Edip Yüksel = 'Biz göğe dokunduk ve onu güçlü bekçilerle ve ateş toplarıyla korunmuş bulduk.'
Elmalılı Hamdi Yazır = Ve doğrusu biz o Semayı yokladık da onu öyle bulduk ki şiddetli muhafızlar ve şihablarla doldurulmuş
Elmalılı (sadeleştirilmiş) = Doğrusu biz o göğü yokladık da onu kuvvetli muhafızlar ve atılmaya hazır ateşin aleviyle doldurulmuş bulduk.
Elmalılı (sadeleştirilmiş-2) = (Cinler, dediler ki): «Biz göğe dokunduk, onu kuvvetli bekçiler ve alevlerle dolu bulduk.»
Gültekin Onan = "Doğrusu biz göğü yokladık; fakat onu güçlü koruyucular ve şihablarla kaplı (doldurulmuş) bulduk."
Harun Yıldırım = “Doğrusu biz göğü yokladık; fakat onu güçlü koruyucular ve alevli ateşlerle kaplı bulduk.”
Hasan Basri Çantay = (Cin devamla:) «Biz ciddî bir suretde göğe erişmek istedik.

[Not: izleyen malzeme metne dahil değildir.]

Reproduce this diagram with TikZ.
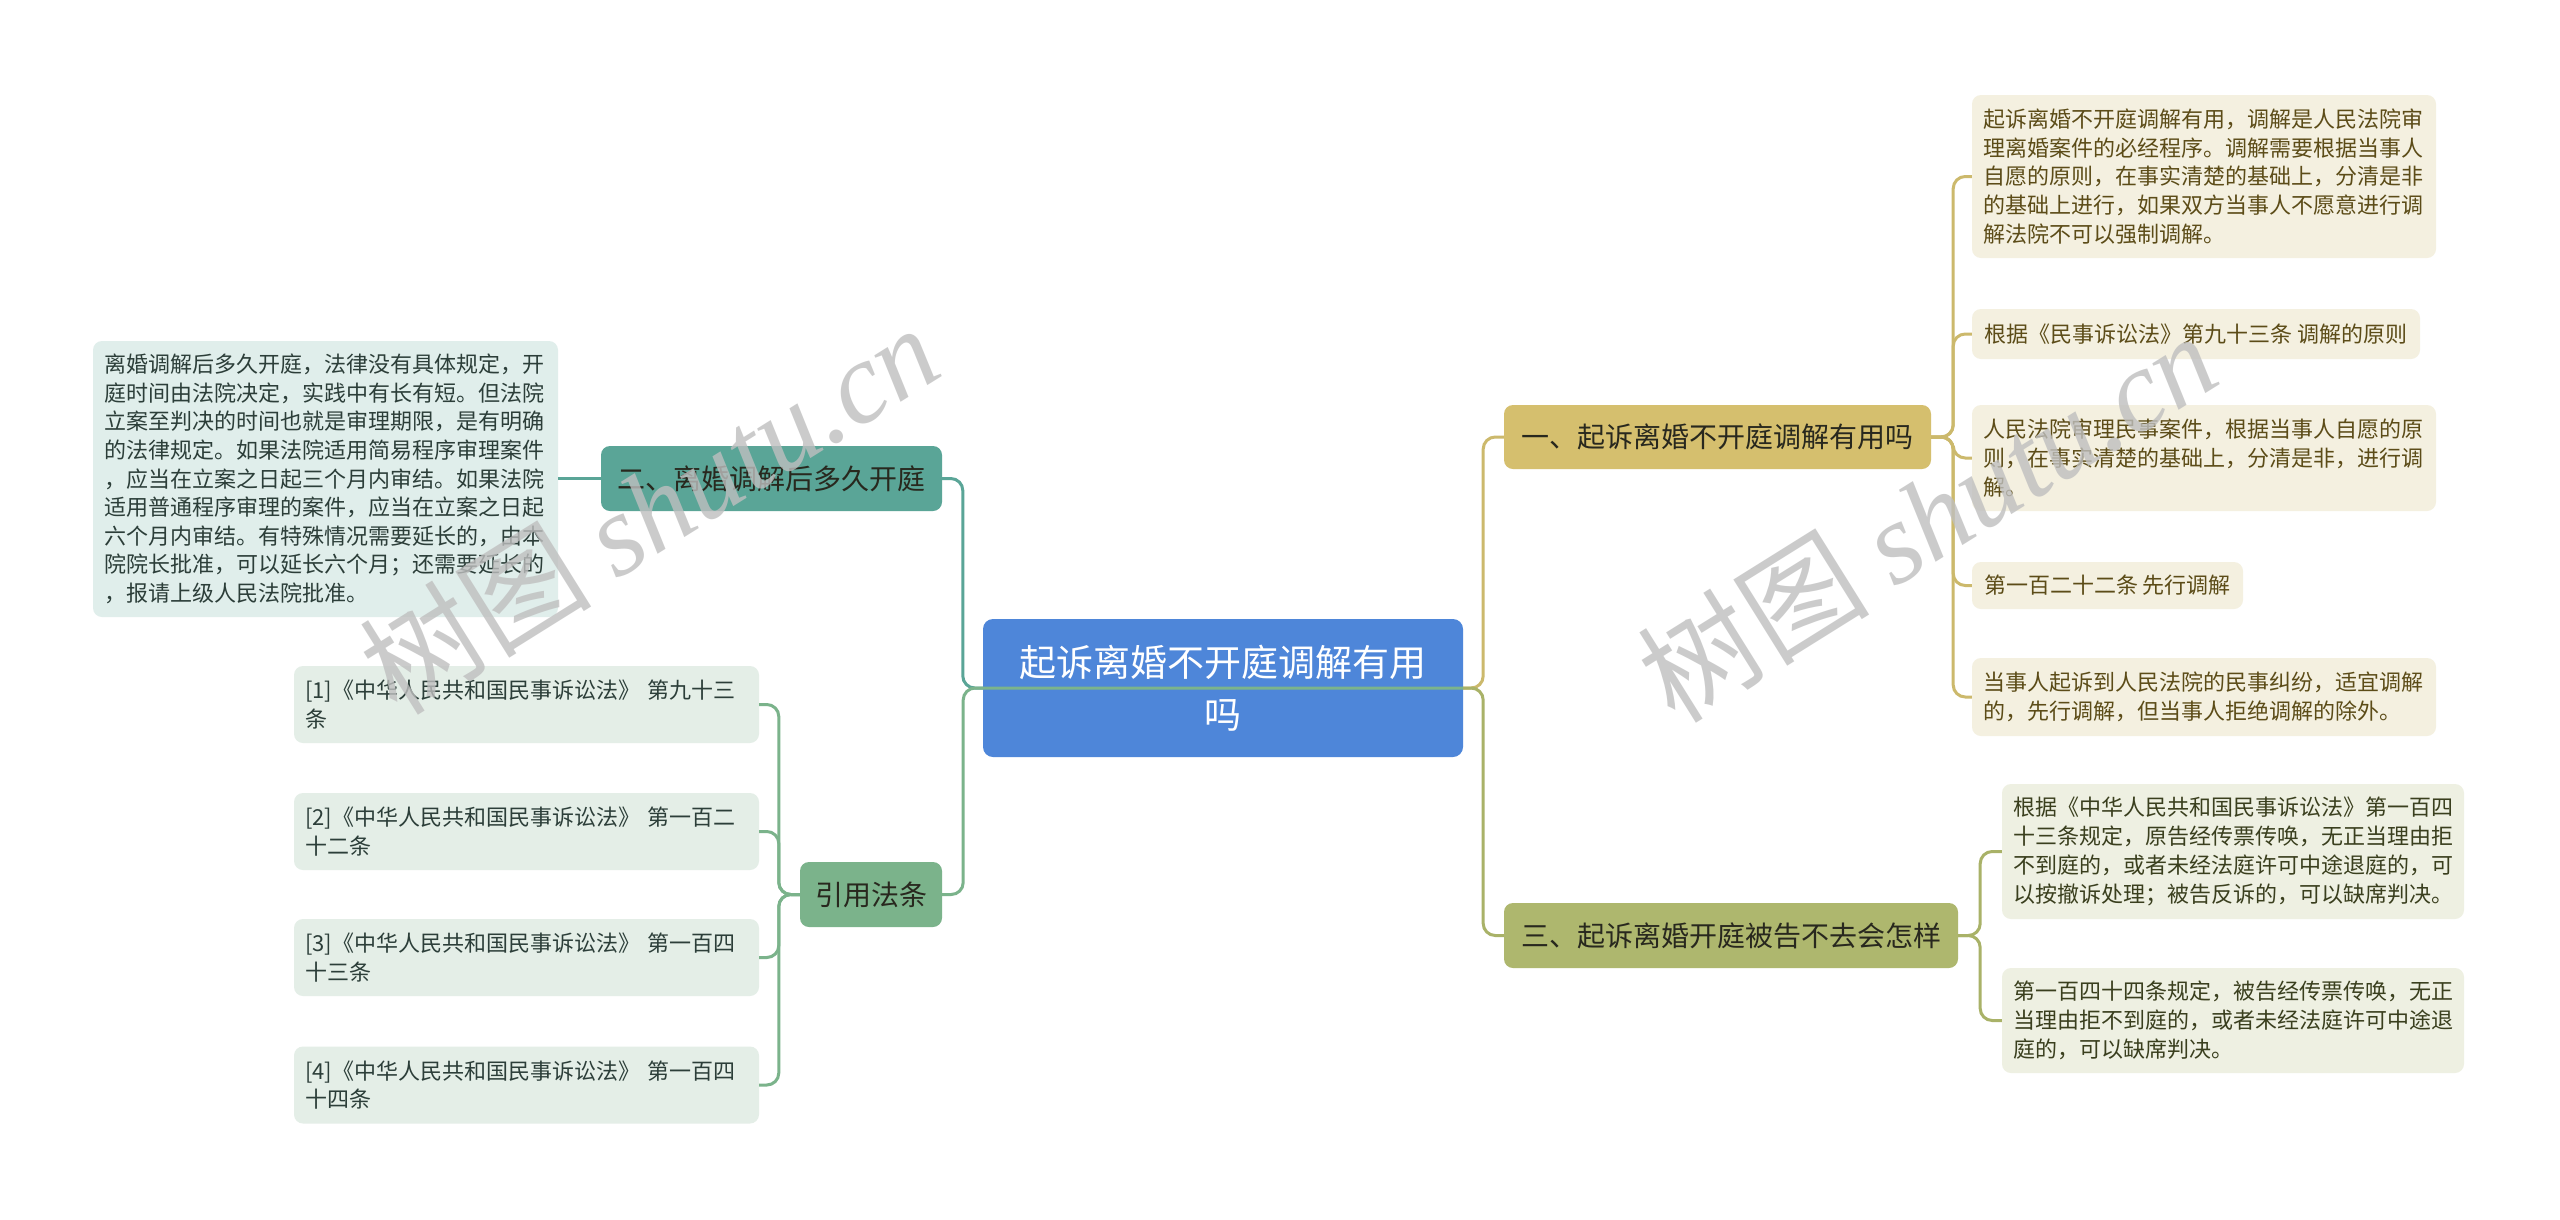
\documentclass[tikz,border=0pt]{standalone}
\usepackage{fontspec}
\setmainfont{Noto Sans CJK SC}
\newfontfamily\wmserif{Liberation Serif}
\definecolor{rootblue}{RGB}{78,134,217}
\definecolor{goldB}{RGB}{213,191,110}
\definecolor{oliveB}{RGB}{174,183,110}
\definecolor{tealB}{RGB}{90,165,151}
\definecolor{greenB}{RGB}{123,179,139}
\definecolor{goldL}{RGB}{204,185,108}
\definecolor{oliveL}{RGB}{169,178,104}
\definecolor{tealL}{RGB}{90,165,151}
\definecolor{greenL}{RGB}{123,179,139}
\definecolor{leafGold}{RGB}{244,240,224}
\definecolor{leafOlive}{RGB}{238,240,226}
\definecolor{leafTeal}{RGB}{224,238,235}
\definecolor{leafGreen}{RGB}{228,238,231}
\definecolor{txtGold}{RGB}{92,76,24}
\definecolor{txtOlive}{RGB}{58,63,30}
\definecolor{txtTeal}{RGB}{44,62,57}
\definecolor{txtDark}{RGB}{40,40,30}
\begin{document}
\begin{tikzpicture}[x=1pt,y=-1pt,
  rootbox/.style={fill=rootblue, text=white, rounded corners=10pt, inner sep=0pt, align=center,
    font=\fontsize{37}{52}\selectfont},
  branch/.style={rounded corners=9pt, inner sep=0pt, align=center, text=txtDark,
    font=\fontsize{28}{34}\selectfont},
  leaf/.style={rounded corners=9pt, inner xsep=11pt, inner ysep=0pt, align=left,
    font=\fontsize{22}{28.8}\selectfont},
  lnk/.style={line width=3pt, rounded corners=12pt},
  wm/.style={text=black!25, opacity=0.8, font=\fontsize{116}{116}\selectfont, inner sep=0pt}
]
\useasboundingbox (0,0) rectangle (2560,1219);
\fill[white] (0,0) rectangle (2560,1219);

% root
\node[rootbox, minimum width=480pt, minimum height=138pt] (root) at (1223,688) {起诉离婚不开庭调解有用\\吗};

% branches
\node[branch, fill=goldB, minimum width=427pt, minimum height=64pt] (b1) at (1717.5,437) {一、起诉离婚不开庭调解有用吗};
\node[branch, fill=oliveB, minimum width=454pt, minimum height=65pt] (b3) at (1731,935.5) {三、起诉离婚开庭被告不去会怎样};
\node[branch, fill=tealB, minimum width=341pt, minimum height=65pt] (b2) at (771.5,478.5) {二、离婚调解后多久开庭};
\node[branch, fill=greenB, minimum width=142pt, minimum height=65pt] (bref) at (871,894.5) {引用法条};

% leaves of branch 1
\node[leaf, fill=leafGold, text=txtGold, minimum width=464pt, minimum height=163pt, text width=442pt] (L1) at (2204,176.5)
 {起诉离婚不开庭调解有用，调解是人民法院审\\理离婚案件的必经程序。调解需要根据当事人\\自愿的原则，在事实清楚的基础上，分清是非\\的基础上进行，如果双方当事人不愿意进行调\\解法院不可以强制调解。};
\node[leaf, fill=leafGold, text=txtGold, minimum width=448pt, minimum height=50pt] (L2) at (2196,334)
 {根据《民事诉讼法》第九十三条 调解的原则};
\node[leaf, fill=leafGold, text=txtGold, minimum width=464pt, minimum height=106pt, text width=442pt] (L3) at (2204,458)
 {人民法院审理民事案件，根据当事人自愿的原\\则，在事实清楚的基础上，分清是非，进行调\\解。};
\node[leaf, fill=leafGold, text=txtGold, minimum width=271pt, minimum height=47pt] (L4) at (2107.5,585.5)
 {第一百二十二条 先行调解};
\node[leaf, fill=leafGold, text=txtGold, minimum width=464pt, minimum height=78pt, text width=442pt] (L5) at (2204,697)
 {当事人起诉到人民法院的民事纠纷，适宜调解\\的，先行调解，但当事人拒绝调解的除外。};

% leaves of branch 3
\node[leaf, fill=leafOlive, text=txtOlive, minimum width=462pt, minimum height=135pt, text width=440pt] (M1) at (2233,851.5)
 {根据《中华人民共和国民事诉讼法》第一百四\\十三条规定，原告经传票传唤，无正当理由拒\\不到庭的，或者未经法庭许可中途退庭的，可\\以按撤诉处理；被告反诉的，可以缺席判决。};
\node[leaf, fill=leafOlive, text=txtOlive, minimum width=462pt, minimum height=105pt, text width=440pt] (M2) at (2233,1020.5)
 {第一百四十四条规定，被告经传票传唤，无正\\当理由拒不到庭的，或者未经法庭许可中途退\\庭的，可以缺席判决。};

% leaf of branch 2
\node[leaf, fill=leafTeal, text=txtTeal, minimum width=465pt, minimum height=276pt, text width=443pt,
  font=\fontsize{22}{28.6}\selectfont] (T1) at (325.5,479)
 {离婚调解后多久开庭，法律没有具体规定，开\\庭时间由法院决定，实践中有长有短。但法院\\立案至判决的时间也就是审理期限，是有明确\\的法律规定。如果法院适用简易程序审理案件\\，应当在立案之日起三个月内审结。如果法院\\适用普通程序审理的案件，应当在立案之日起\\六个月内审结。有特殊情况需要延长的，由本\\院院长批准，可以延长六个月；还需要延长的\\，报请上级人民法院批准。};

% references
\node[leaf, fill=leafGreen, text=txtTeal, minimum width=465pt, minimum height=77pt, text width=443pt] (r1) at (526.5,704.5)
 {[1]《中华人民共和国民事诉讼法》 第九十三\\条};
\node[leaf, fill=leafGreen, text=txtTeal, minimum width=465pt, minimum height=77pt, text width=443pt] (r2) at (526.5,831.5)
 {[2]《中华人民共和国民事诉讼法》 第一百二\\十二条};
\node[leaf, fill=leafGreen, text=txtTeal, minimum width=465pt, minimum height=77pt, text width=443pt] (r3) at (526.5,957.5)
 {[3]《中华人民共和国民事诉讼法》 第一百四\\十三条};
\node[leaf, fill=leafGreen, text=txtTeal, minimum width=465pt, minimum height=77pt, text width=443pt] (r4) at (526.5,1085)
 {[4]《中华人民共和国民事诉讼法》 第一百四\\十四条};

% connectors: right side
\draw[lnk, draw=goldL] (root.east) -- ++(20,0) |- (b1.west);
\draw[lnk, draw=oliveL] (root.east) -- ++(20,0) |- (b3.west);
\foreach \n in {L1,L2,L3,L4,L5}
  \draw[lnk, draw=goldL] (b1.east) -- ++(22,0) |- (\n.west);
\foreach \n in {M1,M2}
  \draw[lnk, draw=oliveL] (b3.east) -- ++(22,0) |- (\n.west);

% connectors: left side
\draw[lnk, draw=tealL] (root.west) -- ++(-20,0) |- (b2.east);
\draw[lnk, draw=greenL] (root.east) -- ++(-500,0) |- (bref.east);
\draw[lnk, draw=tealL] (b2.west) -- (b2.west -| T1.east);
\foreach \n in {r1,r2,r3,r4}
  \draw[lnk, draw=greenL] (bref.west) -- ++(-21,0) |- (\n.east);

% watermarks
\node[wm, rotate=32] (wmA) at (649,508) {树图 {\wmserif\itshape shutu.cn}};
\node[wm, rotate=32] (wmB) at (1927,516) {树图 {\wmserif\itshape shutu.cn}};
\end{tikzpicture}
\end{document}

Fakat onu sert bekçilerle ve (yakıcı) şihablarla doldurulmuş bulduk».
Hayrat Neşriyat = 'Doğrusu biz, (melâikeleri dinlemek için) göğe dokunduk (orayı yokladık) da onu(artık), kuvvetli bekçiler ve alevli yıldızlarla doldurulmuş bulduk.'
İbni Kesir = Doğrusu biz; göğü yokladık da, onu sert bekçiler ve alevlerle doldurulmuş bulduk.
Kadri Çelik = “Doğrusu biz göğü yokladık; fakat onu güçlü koruyucular ve akanyıldızlarla doldurulmuş bulduk.”
Muhammed Esed = Ve (zaman oldu) biz göğe uzandık ama onu güçlü muhafızlar ve alevlerle dolu bulduk,
Mustafa İslamoğlu = (Yine cinler şöyle dediler): "Gerçek şu ki biz göğü yokladık, ama onu tam donanımlı bir koruma ordusu ve tarifsiz bir göktaşı sağanağıyla dopdolu bulduk;
Ömer Nasuhi Bilmen = «Ve muhakkak ki, biz göğe dokunduk ta hemen onu şiddetli bekçiler ile ve şihaplar ile doldurulmuş bulduk.»
Ömer Öngüt = "Biz göğü yokladık, onu çok kuvvetli bekçilerle ve alevlerle doldurulmuş bulduk. "
Şaban Piriş = -Biz, göğü yokladık ve onu şiddetli bir koruma ve alevle dolu bulduk.
Sadık Türkmen = Doğrusu biz göğe dokunmak istedik de onu sert bekçilerle ve alevlerle dolu bulduk.
Seyyid Kutub = Göğü yokladık, orayı sert bekçilerle ve göktaşları ile dopdolu bulduk.
Suat Yıldırım = -"Biz göğe çıkmak istedik: Bir de ne görelim: orası sert ve kuvvetli bekçiler, şihablar, alevler, (roket gibi mermiler)le dolu!
Süleyman Ateş = Biz göğe dokunduk, onu kuvvetli bekçilerle ve ışınlarla doldurulmuş bulduk.
Tefhim-ul Kuran = «Doğrusu biz göğü yokladık; fakat onu güçlü koruyucular ve şihablarla kaplı (doldurulmuş) bulduk.»
Ümit Şimşek = 'Biz göğü yokladık; fakat onu güçlü bekçiler ve alevlerle dolu bulduk.
Yaşar Nuri Öztürk = "Biz göğe gerçekten dokunduk da onu titiz ve güçlü bekçilerle ve kayıp giden ışınlarla/alevlerle doldurulmuş bulduk."
İskender Ali Mihr = Ve gerçekten biz semaya, elbette dokunduk. O zaman onu çok güçlü bekçiler ve şihaplarla (yakıcı ışınlarla) doldurulmuş bulduk.
İlyas Yorulmaz = Biz göğe yöneldiğimizde, gökyüzünü çok güçlü bekçiler ve ateş parçaları ile doldurulmuş bulduk.